Available data:
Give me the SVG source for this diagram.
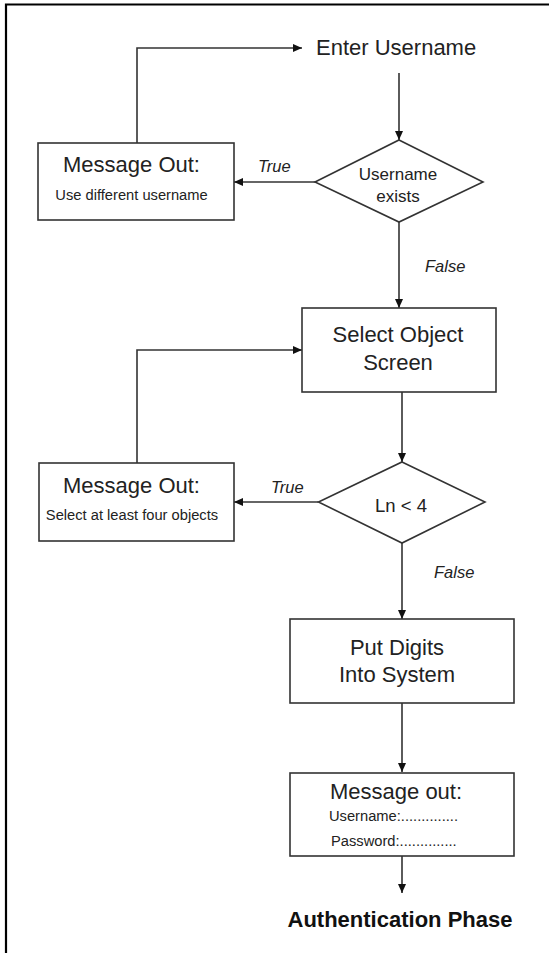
<svg xmlns="http://www.w3.org/2000/svg" width="549" height="953" viewBox="0 0 549 953">
<defs>
<marker id="ah" markerUnits="userSpaceOnUse" markerWidth="10" markerHeight="10" refX="9" refY="4" orient="auto">
<path d="M0,0 L9,4 L0,8 z" fill="#111"/>
</marker>
<style>
.box{fill:#fff;stroke:#333;stroke-width:1.6}
.ln{fill:none;stroke:#333;stroke-width:1.6;marker-end:url(#ah)}
.t{font-family:"Liberation Sans",Arial,sans-serif;fill:#222}
.big{font-size:22px}
.mid{font-size:17px}
.sm{font-size:14.7px}
.lab{font-size:16.5px;font-style:italic}
.c{text-anchor:middle}
</style>
</defs>
<rect width="549" height="953" fill="#fff"/>
<path d="M6,953 V4.5 H549" fill="none" stroke="#000" stroke-width="2.2"/>
<g id="connectors">
<path class="ln" d="M137,143 V48 H302"/>
<path class="ln" d="M399,73 V140"/>
<path class="ln" d="M315,182 H234"/>
<path class="ln" d="M399,222 V308"/>
<path class="ln" d="M137,463 V350 H302"/>
<path class="ln" d="M402,392 V462"/>
<path class="ln" d="M318.5,502 H234"/>
<path class="ln" d="M402,543 V619"/>
<path class="ln" d="M402,703 V772"/>
<path class="ln" d="M402,856 V893"/>
<text class="t lab" x="258" y="172">True</text>
<text class="t lab" x="425" y="272">False</text>
<text class="t lab" x="271" y="493">True</text>
<text class="t lab" x="434" y="578">False</text>
</g>
<g id="enter-username">
<text class="t big" x="316" y="55">Enter Username</text>
</g>
<g id="username-exists">
<polygon class="box" points="399,140 483,182 399,222 315,182"/>
<text class="t mid c" x="398" y="180">Username</text>
<text class="t mid c" x="398" y="202">exists</text>
</g>
<g id="msg-different">
<rect class="box" x="38" y="143" width="196" height="77"/>
<text class="t big c" x="131.5" y="172">Message Out:</text>
<text class="t sm c" x="131.5" y="200">Use different username</text>
</g>
<g id="select-object">
<rect class="box" x="302" y="308" width="194" height="84"/>
<text class="t big c" x="398" y="342">Select Object</text>
<text class="t big c" x="398" y="370">Screen</text>
</g>
<g id="ln-check">
<polygon class="box" points="402,462 485,502 402,543 318.5,502"/>
<text class="t mid c" x="401" y="512" style="font-size:18.5px">Ln &lt; 4</text>
</g>
<g id="msg-four">
<rect class="box" x="39" y="463" width="195" height="78"/>
<text class="t big c" x="131.5" y="493">Message Out:</text>
<text class="t sm c" x="132" y="520">Select at least four objects</text>
</g>
<g id="put-digits">
<rect class="box" x="290" y="619" width="224" height="84"/>
<text class="t big c" x="397" y="655">Put Digits</text>
<text class="t big c" x="397" y="682">Into System</text>
</g>
<g id="msg-credentials">
<rect class="box" x="290" y="773" width="224" height="83"/>
<text class="t big" x="330" y="799">Message out:</text>
<text class="t sm" x="329" y="821">Username:..............</text>
<text class="t sm" x="331" y="846">Password:..............</text>
</g>
<g id="auth-phase">
<text class="t c" x="400" y="927" style="font-size:22px;font-weight:bold;fill:#111">Authentication Phase</text>
</g>
</svg>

Exercise requirements: Reproduce the whole listing above word for word, but not its pictures.

Complete answer:
Give me the SVG source for this diagram.
<svg xmlns="http://www.w3.org/2000/svg" width="549" height="953" viewBox="0 0 549 953">
<defs>
<marker id="ah" markerUnits="userSpaceOnUse" markerWidth="10" markerHeight="10" refX="9" refY="4" orient="auto">
<path d="M0,0 L9,4 L0,8 z" fill="#111"/>
</marker>
<style>
.box{fill:#fff;stroke:#333;stroke-width:1.6}
.ln{fill:none;stroke:#333;stroke-width:1.6;marker-end:url(#ah)}
.t{font-family:"Liberation Sans",Arial,sans-serif;fill:#222}
.big{font-size:22px}
.mid{font-size:17px}
.sm{font-size:14.7px}
.lab{font-size:16.5px;font-style:italic}
.c{text-anchor:middle}
</style>
</defs>
<rect width="549" height="953" fill="#fff"/>
<path d="M6,953 V4.5 H549" fill="none" stroke="#000" stroke-width="2.2"/>
<g id="connectors">
<path class="ln" d="M137,143 V48 H302"/>
<path class="ln" d="M399,73 V140"/>
<path class="ln" d="M315,182 H234"/>
<path class="ln" d="M399,222 V308"/>
<path class="ln" d="M137,463 V350 H302"/>
<path class="ln" d="M402,392 V462"/>
<path class="ln" d="M318.5,502 H234"/>
<path class="ln" d="M402,543 V619"/>
<path class="ln" d="M402,703 V772"/>
<path class="ln" d="M402,856 V893"/>
<text class="t lab" x="258" y="172">True</text>
<text class="t lab" x="425" y="272">False</text>
<text class="t lab" x="271" y="493">True</text>
<text class="t lab" x="434" y="578">False</text>
</g>
<g id="enter-username">
<text class="t big" x="316" y="55">Enter Username</text>
</g>
<g id="username-exists">
<polygon class="box" points="399,140 483,182 399,222 315,182"/>
<text class="t mid c" x="398" y="180">Username</text>
<text class="t mid c" x="398" y="202">exists</text>
</g>
<g id="msg-different">
<rect class="box" x="38" y="143" width="196" height="77"/>
<text class="t big c" x="131.5" y="172">Message Out:</text>
<text class="t sm c" x="131.5" y="200">Use different username</text>
</g>
<g id="select-object">
<rect class="box" x="302" y="308" width="194" height="84"/>
<text class="t big c" x="398" y="342">Select Object</text>
<text class="t big c" x="398" y="370">Screen</text>
</g>
<g id="ln-check">
<polygon class="box" points="402,462 485,502 402,543 318.5,502"/>
<text class="t mid c" x="401" y="512" style="font-size:18.5px">Ln &lt; 4</text>
</g>
<g id="msg-four">
<rect class="box" x="39" y="463" width="195" height="78"/>
<text class="t big c" x="131.5" y="493">Message Out:</text>
<text class="t sm c" x="132" y="520">Select at least four objects</text>
</g>
<g id="put-digits">
<rect class="box" x="290" y="619" width="224" height="84"/>
<text class="t big c" x="397" y="655">Put Digits</text>
<text class="t big c" x="397" y="682">Into System</text>
</g>
<g id="msg-credentials">
<rect class="box" x="290" y="773" width="224" height="83"/>
<text class="t big" x="330" y="799">Message out:</text>
<text class="t sm" x="329" y="821">Username:..............</text>
<text class="t sm" x="331" y="846">Password:..............</text>
</g>
<g id="auth-phase">
<text class="t c" x="400" y="927" style="font-size:22px;font-weight:bold;fill:#111">Authentication Phase</text>
</g>
</svg>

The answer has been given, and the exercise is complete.